目視外飛行において、リスク軽減策を踏まえた運航計画の立案の際に留意するべき要素の例として、以下の項目が挙げられる。
1) 補助者を配置する場合
・ 飛行経路及び周辺の障害物件等を事前に確認し、適切な経路を特定し選定すること。
・ 飛行経路全体が見渡せる位置に飛行状況及び周囲の気象状況の変化等を常に監視できる双眼鏡等を有する補助者を配置し、操縦者へ必要な助言を行うこと。
・ 操縦者と補助者が常時連絡を取れること。
・ 補助者が安全に着陸できる場所を確認し、操縦者へ適切な助言を行うことができること。
・ 補助者にも機体の特性を理解させておくこと。

2) 補助者を配置しない場合
補助者を配置しない場合は、例えば、次のような内容を追加する。
・ 飛行経路には、第三者が存在する可能性が低い場所を設定する。第三者が存在する可能性が低い場所は、山、海水域、河川・湖沼、森林、農用地、ゴルフ場又はこれらに類するものとする。
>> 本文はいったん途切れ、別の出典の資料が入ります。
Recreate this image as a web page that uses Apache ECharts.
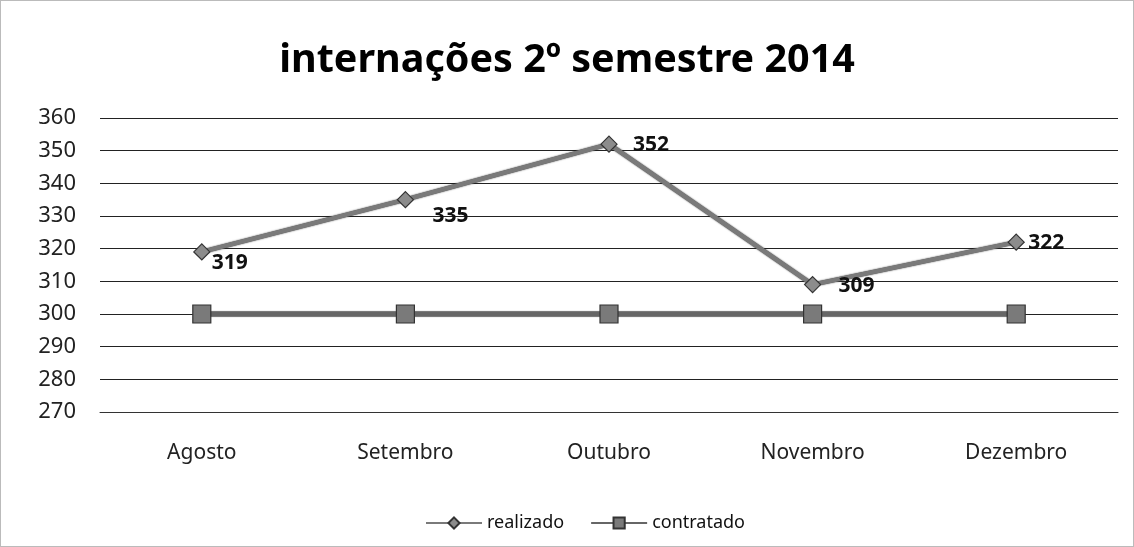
<!DOCTYPE html>
<html><head><meta charset="utf-8">
<script src="https://cdn.jsdelivr.net/npm/echarts@6/dist/echarts.min.js"></script>
<style>html,body{margin:0;padding:0;background:#fff}#c{width:1134px;height:547px;box-sizing:border-box;border:1px solid #bbb}</style>
</head><body><div id="c"></div>
<script>
const categories = ['Agosto','Setembro','Outubro','Novembro','Dezembro'];
const realizado = [319,335,352,309,322];
const contratado = [300,300,300,300,300];
const yTicks = {min:270, max:360, interval:10};
const labelPos = [[28,11],[45,16],[42,1],[44,1],[30,1]];

const chart = echarts.init(document.getElementById('c'));
const font = "'Noto Sans', 'DejaVu Sans', sans-serif";
chart.setOption({
  animation:false,
  title:{text:'internações 2º semestre 2014',left:'center',top:35,textStyle:{fontFamily:font,fontSize:39.5,fontWeight:'bold',color:'#000'}},
  grid:{left:99,right:15,top:117,bottom:134,containLabel:false},
  legend:{top:508,left:419,itemWidth:56,itemHeight:14,itemGap:26,textStyle:{fontFamily:font,fontSize:18,color:'#111'},
    data:['realizado','contratado']},
  xAxis:{type:'category',data:categories,boundaryGap:true,
    axisLine:{show:true,lineStyle:{color:'#333',width:1}},axisTick:{show:false},
    axisLabel:{fontFamily:font,fontSize:21,color:'#222',margin:31}},
  yAxis:{type:'value',min:yTicks.min,max:yTicks.max,interval:yTicks.interval,
    axisLine:{show:false},axisTick:{show:false},
    axisLabel:{fontFamily:font,fontSize:22,color:'#222',margin:24},
    splitLine:{lineStyle:{color:'#222',width:1.2}}},
  series:[
    {name:'realizado',type:'line',data:realizado.map((v,i)=>({value:v,label:{offset:labelPos[i]}})),
      symbol:'diamond',symbolSize:16,
      lineStyle:{color:'#7a7a7a',width:4.5,shadowColor:'#222',shadowBlur:1.5},
      itemStyle:{color:'#8c8c8c',borderColor:'#333',borderWidth:1.2},
      label:{show:true,position:'inside',fontFamily:font,fontSize:21,fontWeight:'bold',color:'#111'}},
    {name:'contratado',type:'line',data:contratado,
      symbol:'rect',symbolSize:18,
      lineStyle:{color:'#666',width:5,shadowColor:'#222',shadowBlur:1},
      itemStyle:{color:'#7a7a7a',borderColor:'#333',borderWidth:1.2}}
  ]
});
</script></body></html>
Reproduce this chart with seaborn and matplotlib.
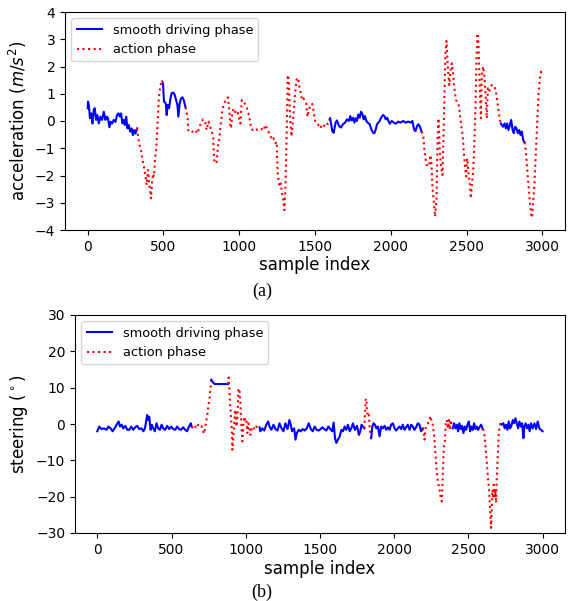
import numpy as np
import pandas as pd
import matplotlib
matplotlib.use("Agg")
import matplotlib.pyplot as plt
import seaborn as sns
from matplotlib.lines import Line2D

# ---------------- data ----------------
acc_idx = [0, 2, 7, 15, 24, 31, 40, 46, 55, 64, 73, 84, 95, 106, 117, 126, 134, 143, 152, 161, 172, 183, 194, 203, 212, 220, 229, 238, 245, 254, 262, 271, 280, 289, 298, 306, 315, 326,
           333, 342, 351, 360, 371, 382, 389, 398, 404, 411, 418, 424, 431, 437, 444, 453, 461, 470, 479, 488, 497,
           503, 515, 521, 528, 537, 546, 554, 565, 574, 583, 592, 598, 607, 616, 625, 634, 645,
           651, 660, 664, 691, 713, 722, 735, 746, 761, 775, 784, 797, 808, 819, 828, 834, 841, 850, 859, 867, 876, 889, 900, 911, 925, 933, 942, 946, 955, 966, 977, 989, 999, 1008, 1017, 1026, 1035, 1048, 1061, 1070, 1079, 1088, 1106, 1121, 1143, 1161, 1172, 1188, 1203, 1217, 1225, 1239, 1247, 1252, 1256, 1265, 1274, 1283, 1291, 1298, 1305, 1314, 1320, 1327, 1336, 1345, 1353, 1362, 1371, 1380, 1389, 1397, 1406, 1415, 1424, 1433, 1442, 1450, 1459, 1470, 1481, 1490, 1499, 1508, 1521, 1534, 1548, 1561, 1574, 1585, 1596, 1600,
           1614, 1623, 1636, 1645, 1658, 1671, 1684, 1698, 1711, 1724, 1733, 1742, 1751, 1760, 1768, 1777, 1786, 1795, 1804, 1812, 1821, 1830, 1839, 1848, 1861, 1872, 1883, 1892, 1901, 1909, 1918, 1927, 1936, 1949, 1958, 1967, 1976, 1985, 1993, 2007, 2020, 2033, 2049, 2064, 2082, 2099, 2115, 2130, 2143, 2154, 2163, 2174, 2183, 2192, 2203,
           2214, 2223, 2232, 2240, 2254, 2262, 2269, 2276, 2284, 2293, 2302, 2309, 2315, 2324, 2333, 2342, 2348, 2355, 2361, 2368, 2377, 2386, 2394, 2403, 2412, 2421, 2430, 2438, 2447, 2456, 2465, 2474, 2482, 2491, 2498, 2504, 2513, 2522, 2529, 2535, 2544, 2553, 2559, 2566, 2573, 2579, 2588, 2595, 2601, 2610, 2619, 2628, 2634, 2641, 2650, 2658, 2667, 2676, 2685, 2694, 2702, 2711, 2720, 2727,
           2733, 2742, 2751, 2760, 2768, 2777, 2786, 2795, 2804, 2812, 2821, 2830, 2839, 2848, 2856, 2865, 2874, 2883,
           2892, 2900, 2909, 2918, 2927, 2933, 2940, 2949, 2958, 2966, 2975, 2984, 2993, 2997]
acc_val = [.47, .71, .59, .1, .28, -.09, .41, .47, .04, .22, -.09, .16, .04, .34, .04, .16, .1, -.23, -.03, -.09, .04, -.03, .22, .28, .16, .28, -.09, .04, -.15, .16, -.27, -.15, -.39, -.27, -.52, -.33, -.46, -.27,
           -.58, -.88, -1.07, -1.37, -1.68, -2.04, -2.35, -1.8, -2.17, -2.53, -2.84, -2.29, -1.93, -2.04, -1.43, -.94, -.09, .89, 1.26, 1.5, 1.38,
           .71, .65, .22, .59, .47, .83, 1.02, 1.04, .96, .77, .59, .16, .65, .83, .87, .77, .5,
           .41, .04, -.39, -.39, -.33, -.46, -.27, -.09, .06, -.02, -.33, -.02, -.2, -.39, -.57, -1.43, -1.49, -1.56, -.94, -.69, -.2, .4, .65, .77, .87, .53, -.2, -.27, .34, .46, .28, .34, .1, -.09, .77, .71, .65, .53, .28, .04, -.27, -.33, -.27, -.33, -.27, -.35, -.14, -.33, -.51, -.69, -.63, -.82, -.76, -1.68, -2.04, -2.41, -2.29, -2.66, -2.9, -3.27, -2.41, -.2, 1.69, 1.5, .04, -.57, -.09, .53, 1.14, 1.57, 1.57, 1.26, 1.02, .77, .83, .71, .65, .16, .4, .59, .63, .4, .04, -.09, -.14, -.27, -.12, -.18, -.06, -.12, .06, .1,
           -.37, -.43, -.06, .02, -.18, -.24, -.12, -.06, .06, 0, .18, .02, .12, -.06, .1, 0, .24, .12, .34, .27, .06, .18, 0, -.06, -.12, -.31, -.43, -.45, -.31, -.12, -.06, 0, .12, .22, .18, .06, .12, 0, -.1, 0, -.06, -.1, -.02, -.06, 0, -.06, -.02, -.06, 0, -.31, -.37, -.18, -.12, -.2, -.39,
           -.51, -1.12, -1.49, -1.67, -1.61, -1.25, -1.61, -2.47, -2.96, -3.51, -2.84, -.64, .1, -1.12, -1.74, -1.98, -.51, 1.08, 2.54, 2.94, 1.93, 1.32, 1.81, 2.12, 1.69, 1.14, .77, .71, .65, .28, -.15, -.51, -1.12, -1.74, -2.04, -1.37, -1.86, -2.35, -2.84, -2.35, -1.86, -.64, .46, 2.3, 3.22, 2.79, 1.08, .1, 1.69, 2.0, 1.57, .71, .1, 1.2, 1.08, 1.2, 1.32, 1.32, 1.26, 1.08, .77, .4, .04, -.09,
           -.15, -.21, -.09, -.27, -.09, -.33, -.15, .04, -.33, -.45, -.21, -.27, -.45, -.33, -.51, -.39, -.7, -.78,
           -1.12, -1.74, -2.35, -2.96, -3.45, -3.55, -2.96, -2.22, -1.12, -.15, .95, 1.57, 1.81, 1.69]
acc_smooth_ranges = [(0, 326), (497, 645), (1600, 2203), (2727, 2883)]

steer_idx = [0, 13, 29, 45, 63, 74, 90, 103, 117, 130, 144, 153, 164, 175, 189, 202, 215, 229, 242, 256, 269, 283, 298, 310, 321, 336, 343, 350, 359, 368, 377, 388, 399, 410, 422, 433, 444, 457, 471, 484, 498, 511, 525, 538, 551, 565, 578, 592, 605, 618, 630, 636,
             645, 656, 668, 679, 690, 701, 712, 719, 728, 739, 748, 757, 764, 768,
             780, 791, 813, 836, 858, 881,
             885, 890, 894, 899, 906, 910, 917, 924, 930, 937, 944, 951, 957, 964, 971, 977, 984, 991, 997, 1004, 1011, 1017, 1024, 1031, 1040, 1049, 1060, 1071, 1082, 1093,
             1098, 1111, 1125, 1138, 1151, 1160, 1173, 1187, 1200, 1214, 1227, 1241, 1254, 1267, 1281, 1294, 1303, 1312, 1326, 1335, 1344, 1357, 1370, 1384, 1397, 1411, 1424, 1438, 1451, 1464, 1478, 1491, 1498, 1516, 1529, 1543, 1556, 1570, 1583, 1592, 1601, 1610, 1621, 1633, 1644, 1655, 1666, 1677, 1688, 1700, 1711, 1722, 1735, 1749, 1762, 1771, 1780, 1789, 1798,
             1803, 1807, 1812, 1816, 1823, 1830, 1834, 1839, 1845,
             1852, 1861, 1870, 1879, 1890, 1901, 1912, 1924, 1935, 1946, 1957, 1968, 1979, 1991, 2002, 2013, 2024, 2035, 2047, 2058, 2069, 2080, 2091, 2103, 2114, 2125, 2136, 2147, 2159, 2170, 2181, 2192,
             2199, 2204, 2210, 2219, 2228, 2237, 2244, 2251, 2260, 2269, 2278, 2287, 2296, 2305, 2314, 2320, 2327, 2334, 2341, 2347, 2354, 2361, 2368, 2374, 2381, 2388, 2394,
             2403, 2412, 2421, 2430, 2439, 2448, 2457, 2466, 2475, 2484, 2493, 2502, 2511, 2520, 2529, 2538, 2547, 2556, 2565, 2574, 2585, 2596,
             2605, 2611, 2618, 2625, 2632, 2639, 2643, 2648, 2652, 2657, 2661, 2666, 2670, 2677, 2681, 2686, 2690, 2697, 2704, 2710, 2717, 2724,
             2735, 2744, 2753, 2762, 2771, 2780, 2789, 2798, 2807, 2816, 2825, 2834, 2843, 2852, 2861, 2870, 2876, 2885, 2894, 2903, 2912, 2921, 2932, 2944, 2955, 2966, 2977, 2988, 2999]
steer_val = [-2.0, -0.7, -1.4, -1.2, -1.6, -0.7, -1.2, -2.0, -1.2, -0.2, 0.7, -0.7, -0.2, -1.2, -0.5, -1.6, -1.6, -0.7, -1.6, -0.9, -0.5, -1.4, -1.2, -2.0, -1.2, 2.5, 1.1, 2.0, -1.6, -0.2, -1.2, -2.0, 0.2, -1.2, -1.6, -0.2, -1.2, -1.6, -0.5, -1.4, -0.7, -1.4, -1.6, -0.7, -1.4, -1.6, -0.9, -1.6, -2.0, -0.7, 0.2, -0.7,
             -1.2, -0.5, -1.2, -0.2, -0.7, -0.5, -2.0, -2.7, -0.7, 2.0, 4.8, 7.5, 10.3, 12.2,
             11.4, 11.0, 11.0, 11.0, 11.0, 11.0,
             12.8, 9.4, 5.7, 3.0, -1.6, -7.1, -3.4, 1.1, 3.9, -0.7, 2.0, 9.4, 9.8, 5.7, -0.7, -4.8, 0.2, 2.0, 0.7, 1.1, -2.5, 0.2, -0.7, -3.0, -1.2, -0.7, -1.6, -0.7, -1.2, -0.9,
             -2.0, -1.2, -1.8, -0.2, 0.7, -0.7, -1.6, -0.2, -1.4, -1.8, 0.2, -1.2, -2.0, 0.2, -1.4, 1.1, -0.2, -2.0, -1.2, -4.3, -2.5, -1.6, -2.0, -1.4, -1.8, -1.2, 0.2, -1.4, -2.0, -0.7, -1.6, -1.8, -1.6, -0.9, -1.4, -1.8, -0.7, -1.4, -2.0, 0.4, -3.9, -5.2, -4.3, -3.4, -1.6, -2.0, -0.7, -1.6, -0.2, -2.0, -1.2, 0.2, -1.6, -0.5, -3.0, -2.0, -0.2, -0.7, -1.2,
             2.9, 6.6, 7.0, 3.9, 2.0, 2.5, -1.2, -2.5, -3.9,
             -0.7, 0.2, -0.2, -1.2, -0.7, -3.4, -0.7, -1.2, -0.5, -1.6, -0.9, -1.6, -0.2, 0.2, -1.2, -1.8, -1.2, -0.7, -1.4, -0.2, -1.6, -0.9, -0.2, -1.6, -0.2, -0.7, -1.6, -0.9, 0.2, -0.2, -2.0, -1.2,
             -2.5, -4.3, -1.2, -0.7, 0.2, 1.1, 2.2, 0.7, -0.2, -3.4, -8.9, -13.5, -16.2, -18.1, -20.4, -21.3, -14.4, -6.1, -4.8, 0.2, 1.1, -1.2, 1.1, -1.6, 1.1, -0.7, -1.2,
             0.2, -1.2, -0.2, -2.0, 0.2, -1.4, -0.5, -2.5, -0.7, -1.6, -0.2, 0.7, -2.0, -0.7, -1.6, 0.2, -1.4, -0.7, -1.6, -0.9, -0.2, -1.4,
             -2.0, -4.3, -7.9, -11.6, -15.3, -18.1, -21.7, -25.4, -28.6, -23.5, -18.1, -19.9, -16.7, -19.9, -18.1, -21.7, -15.3, -8.9, -2.5, -0.7, 0.7, -0.2,
             0.2, -1.2, -0.2, -1.6, 0.7, -1.2, -0.5, 1.1, 0.2, 1.6, 0.2, -1.2, 0.7, -0.7, 0.2, -3.9, -0.7, 0.2, -1.2, -0.2, -2.0, 0.2, -1.2, 0.2, -1.4, 0.7, -1.2, -1.6, -2.0]
steer_smooth_ranges = [(0, 636), (768, 881), (1093, 1798), (1845, 2192), (2394, 2596), (2724, 3000)]

x_ticks = [0, 500, 1000, 1500, 2000, 2500, 3000]
acc_ticks = [-4, -3, -2, -1, 0, 1, 2, 3, 4]
steer_ticks = [-30, -20, -10, 0, 10, 20, 30]
legend_labels = ["smooth driving phase", "action phase"]


def split_segments(idx, val, smooth_ranges):
    """Split series into alternating smooth / action segments sharing boundary points."""
    df = pd.DataFrame({"idx": idx, "val": val})
    bounds = sorted(set([b for r in smooth_ranges for b in r] + [idx[0], idx[-1]]))
    segs = []
    for a, b in zip(bounds[:-1], bounds[1:]):
        part = df[(df.idx >= a) & (df.idx <= b)]
        is_smooth = any(a >= s and b <= e for s, e in smooth_ranges)
        segs.append((part, is_smooth))
    return segs


def draw(ax, idx, val, smooth_ranges):
    for part, smooth in split_segments(idx, val, smooth_ranges):
        if len(part) < 2:
            continue
        if smooth:
            sns.lineplot(data=part, x="idx", y="val", ax=ax, color="blue",
                         linewidth=1.5, linestyle="-", estimator=None, sort=False)
        else:
            sns.lineplot(data=part, x="idx", y="val", ax=ax, color="red",
                         linewidth=1.5, linestyle=":", estimator=None, sort=False)
    handles = [Line2D([], [], color="blue", lw=1.5, ls="-"),
               Line2D([], [], color="red", lw=1.5, ls=":")]
    ax.legend(handles, legend_labels, loc="upper left", fontsize=9.3)


fig = plt.figure(figsize=(5.71, 6.01), dpi=100)
ax1 = fig.add_axes([65 / 571, 1 - 230 / 601, 500 / 571, 218 / 601])
ax2 = fig.add_axes([75 / 571, 1 - 533 / 601, 490 / 571, 218 / 601])

draw(ax1, acc_idx, acc_val, acc_smooth_ranges)
ax1.set_xlim(-150, 3150)
ax1.set_ylim(-4, 4)
ax1.set_xticks(x_ticks)
ax1.set_yticks(acc_ticks)
ax1.set_xlabel("sample index", fontsize=12, labelpad=2)
ax1.set_ylabel("acceleration ($m/s^2$)", fontsize=12)

draw(ax2, steer_idx, steer_val, steer_smooth_ranges)
ax2.set_xlim(-150, 3150)
ax2.set_ylim(-30, 30)
ax2.set_xticks(x_ticks)
ax2.set_yticks(steer_ticks)
ax2.set_xlabel("sample index", fontsize=12, labelpad=2)
ax2.set_ylabel("steering ($^\\circ$)", fontsize=12)

for ax in (ax1, ax2):
    ax.tick_params(labelsize=10)

fig.text(262 / 571, 1 - 291 / 601, "(a)", ha="center", va="center",
         family="Liberation Serif", fontsize=13)
fig.text(262 / 571, 1 - 592 / 601, "(b)", ha="center", va="center",
         family="Liberation Serif", fontsize=13)

fig.savefig("out.png", dpi=100)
・ 空港等における進入表面等の上空の空域、航空機の離陸及び着陸の安全を確保するために必要なものとして国土交通大臣が告示で定める空域又は地表若しくは水面から150m以上の高さの空域の飛行は行わない。(一時的に地表から 150m を超える飛行を行う場合は、山間部の谷間など、航空機との衝突のおそれができる限り低い空域を選定する。)
・ 全ての飛行経路において飛行中に不測の事態(機体の異常、飛行経路周辺への第三者の立入り、航空機の接近、運用限界を超える気象等)が発生した場合に、付近の適切な場所に安全に着陸させる等の緊急時の対策手順を定めるとともに、第三者及び物件に危害を与えずに着陸ができる場所を予め選定すること。
・ 飛行前に、飛行させようとする経路及びその周辺について、不測の事態が発生した際に適切に安全上の措置を講じることができる状態であることを現場確認する。
・ 飛行範囲の外周から落下距離の範囲内を立入管理区画とし、飛行経路には第三者が存在する可能性が低い場所の設定基準を準用する。
・ 立入管理区画を設定した場合は、当該立入管理区画に立看板等を設置するとともに、インターネットやポスター等により、問い合わせ先を明示した上で上空を無人航空機が飛行することを第三者に対して周知する。
・ 立入管理区画に道路、鉄道、家屋等、第三者が存在する可能性を排除できない場所が含まれる場合には、追加の第三者の立入りを制限する方法を講じる。


ここまで、「無人航空機の飛行の安全に関する教則(令和5年4月13日第3版)」の中から抜粋して確認してみました。
個人の判断で色塗り・マーキングをしておりますので、公式ページから最新の教則を入手しご自身で確認を行うようお願いします。